Special case: bounded rvs

Tail bounds from Chebyshev’s inequality

If we know that the rvs are bounded, i.e. \(\forall i, a\leq X_i\leq b\), then we know that \(\mathbb{V}(X_i)\leq \frac{(b-a)^2}{4}\) (see note in random variable chapter TODO add link).

Note

  • From Chebyshev’s inequality, we can obtain a bound which goes down inversely with \(n\).

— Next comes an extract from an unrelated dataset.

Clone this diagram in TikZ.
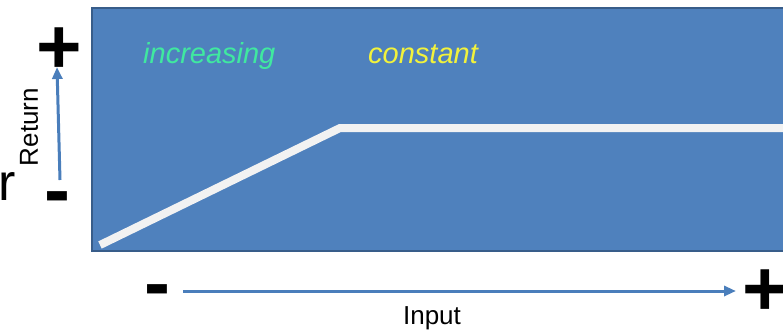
\documentclass[tikz,border=0pt]{standalone}
\usepackage{fontspec}
\setmainfont{Liberation Sans}
\usetikzlibrary{arrows.meta}
\definecolor{panelblue}{HTML}{4F81BD}
\definecolor{panelborder}{HTML}{385D8A}
\definecolor{arrowblue}{HTML}{4A7EBB}
\definecolor{incgreen}{HTML}{40E8A0}
\definecolor{constyellow}{HTML}{F2F23C}
\definecolor{curvewhite}{HTML}{F2F2F2}
\tikzset{
  lbl/.style={inner sep=0pt, font=\fontsize{29}{31}\selectfont\itshape},
  sign/.style={inner sep=0pt, font=\fontsize{78}{78}\selectfont\bfseries},
  axislbl/.style={inner sep=0pt, font=\fontsize{26}{28}\selectfont},
  axisarrow/.style={draw=arrowblue, line width=3pt, -{Triangle[length=12pt,width=10pt]}}
}
\begin{document}
\begin{tikzpicture}[x=1pt,y=1pt]
\useasboundingbox (0,0) rectangle (783,333);
\clip (0,0) rectangle (783,333);
% panel
\path[fill=panelblue, draw=panelborder, line width=2pt] (92,82) rectangle (800,325);
% curve
\coordinate (c0) at (100,88);
\coordinate (c1) at (340,205);
\coordinate (c2) at (800,205);
\draw[curvewhite, line width=8pt, line join=miter] (c0) -- (c1) -- (c2);
% labels in panel
\node[lbl, text=incgreen, anchor=base west] (inc) at (143,270) {increasing};
\node[lbl, text=constyellow, anchor=base west] (const) at (368,270) {constant};
% vertical axis
\node[sign] (yplus) at (59,282) {+};
\node[sign] (yminus) at (57,129) {-};
\coordinate (ya) at (60,153);
\coordinate (yb) at (57,266);
\draw[axisarrow] (ya) -- (yb);
\node[axislbl, rotate=90] (ret) at (29,206) {Return};
\node[inner sep=0pt, anchor=base west, font=\fontsize{52}{54}\selectfont] (rr) at (-1.5,133) {r};
% horizontal axis
\node[sign] (xminus) at (157,36) {-};
\node[sign] (xplus) at (765,40) {+};
\coordinate (xa) at (183,42);
\coordinate (xb) at (736,42);
\draw[axisarrow] (xa) -- (xb);
\node[axislbl] (inp) at (432,15) {Input};
\end{tikzpicture}
\end{document}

    \[\mathbb{P}(|M_n-\mu|\geq \epsilon)\leq \frac{\sigma^2}{n\epsilon^2}\leq \frac{(b-a)^2}{4n\epsilon^2}\]
Tigher bounds from Hoeffding’s inequality

Attention

  • For bounded rvs, Hoeffding’s inequality gives an even tigher bound which goes down exponentially with \(n\).

    \[\mathbb{P}(|M_n-\mu|\geq \epsilon)\leq 2\exp\left(\frac{-2n\epsilon^2}{(b-a)^2}\right)\]

Strong Law of Large Number

Note

  • SLLN: For a sequence of rvs \((X_n)_{n=1}^\infty\), iid with well defined moments till at least 4th moment, \(M_n\xrightarrow[]{as}\mu\).

Central Limit Theorem

Note

  • CLT: For a sequence of rvs \((X_n)_{n=1}^\infty\), iid with well defined mean and variance, \(Z_n\xrightarrow[]{D}\mathcal{N}(0,1)\).

  • Since \(S_n\) can be expressed as a linear transformation of \(Z_n\), it also converges to some normal distribution with ever increasing mean \(n\mu\) and variance \(\sigma\sqrt{n}\).

Warning

  • It doesn’t talk about how quickly the sum converges to normal.

  • The speed of this convergence depends on the actual underlying distribution.

    • Uniform: very quickly resembles a normal.

    • Exponential: takes a long time.

The Delta Method

Note

  • Let \(X_n\xrightarrow[]{D}\mathcal{N}(\mu,\frac{\sigma}{\sqrt{n}})\)

  • Let \(g\) be a differentiable function.

  • Then \(g(X_n)\xrightarrow[]{D}\mathcal{N}(g(\mu),\frac{\sigma}{\sqrt{n}}\left(g'(\mu)^2\right))\).

Tip

A multivariate version can be obtained by observing that \(\sigma\left(g'(\mu)^2\right)\) becomes \(\nabla_g(\mu)^\top\Sigma\nabla_g(\mu)\).